In another play in the 4th inning, Carlos Pena knocked down a Jason Giambi ball and started a 3-6-2 double play. The ball reached second in time to get Alex Rodriguez, but first base umpire ruled Giambi safe at first after Rays reliever Chad Bradford apparently dragged his foot off the bag at first. This inning gave the Yankees 3 more outs to play with, and they made the Rays pay with another un to up the score to 6-1.


Lost in all the drama of the replay and miscues by the Rays defense in this game was the hitting of the Rays tonight. In the 1st inning B J Upton doubled for the first Rays’ hit of the night.  Cliff Floyd then came up and hit a ball into the right center gap for a double and scored Upton to put the Rays up early 1-0. On the play, Floyd looked like he wanted to turn the play into a triple, but his knees let him know that a double would be fine. Floyd now has a team high 9 RBI’s on this homestand, all of them coming in the last 4 games.  Since moving into the cleanup spot for the Rays, Floyd is hitting .308, with 2 homers, 12 RBI’s and a .590 Slugging Percentage.
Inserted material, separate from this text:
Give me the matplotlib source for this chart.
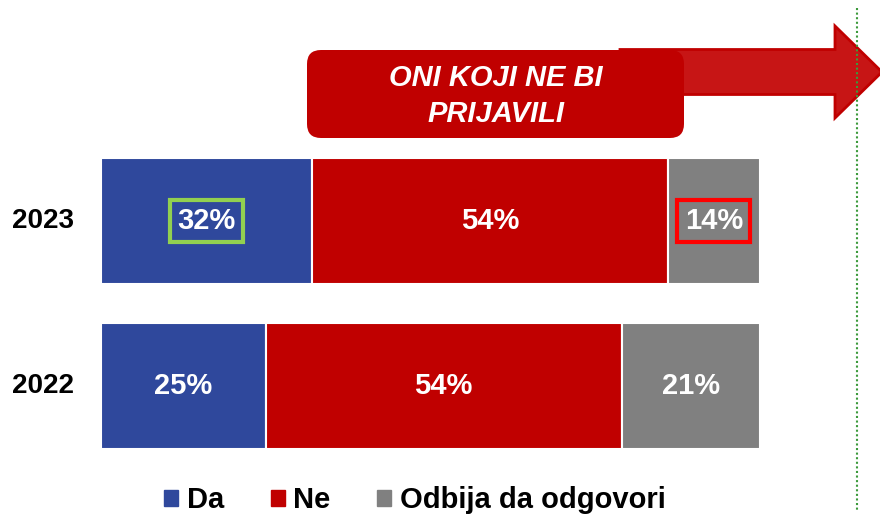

Rays starter Edwin Jackson did not last 4 innings last night in the game against the Yankees. It was by far the worst showing for Jackson in 2009. Jackson actually lasted 3.1 innings for the Rays giving up 6 runs on 10 hits while throwing only 70 pitches on the night. The strike zone seemed to be squeezed for Jackson early in the game, but he produced  2 quick strikeouts in the 1st inning.


The Yankees began to get to Jackson in the 2nd inning when Robinson Cano hit the ball to Hinske in the left and scored Xavier Nady who had  walked earlier in the inning. Ivan Rodriguez then hit a short popper down the first baseline that hit inside fair territory before bouncing into the foul area behind first base. Cano scored on the play, and Rodriguez was standing at seocnd with another double to put the Yankees up 2-1.

In the 3rd inning, Bobby Abreu doubled to left and was in scoring position for A-Rod when he hit his double and Abreu scored on the play. With Rodriquez at second, Jason Giambi came up and doubled to the deep left center gap that scored Rodriguez.  Hideki Matsui then hit a single to center that scored Giambi and put the Yankees up 5-1. 

Coming into the game, Jackson had decreased his ERA to 3.81, the lowest since May 29th.  Jackson was also riuding a August that saw him go 4-1 with 2.27 ERA, it was the best ERA on the staff in August, and 6th best in the AL.  Jackson needed 5 inning to match his career high of 161 innings pitches set in 2008.



Gabe Gross provided one of the games best highlights for the Rays on his 2-run homer in the 4th inning. The homer brought the Rays to within 3 runs at the moment. It was Gross’s 12th homer of the season. Dioner Navarro scored on the play after getting double to deep center to be in scoring position for Gross.

Gross is hitting .313 over his last 11 games, and hit a robust .283 for August. Gross’s 12th homer is also his career high in the majors. His previous high was 9 homers with the Brewers in 2006. Gross was not done for the night as he walked in the 9th inning on 4 pitches and then scored on Akinora Iwamuras double to left field.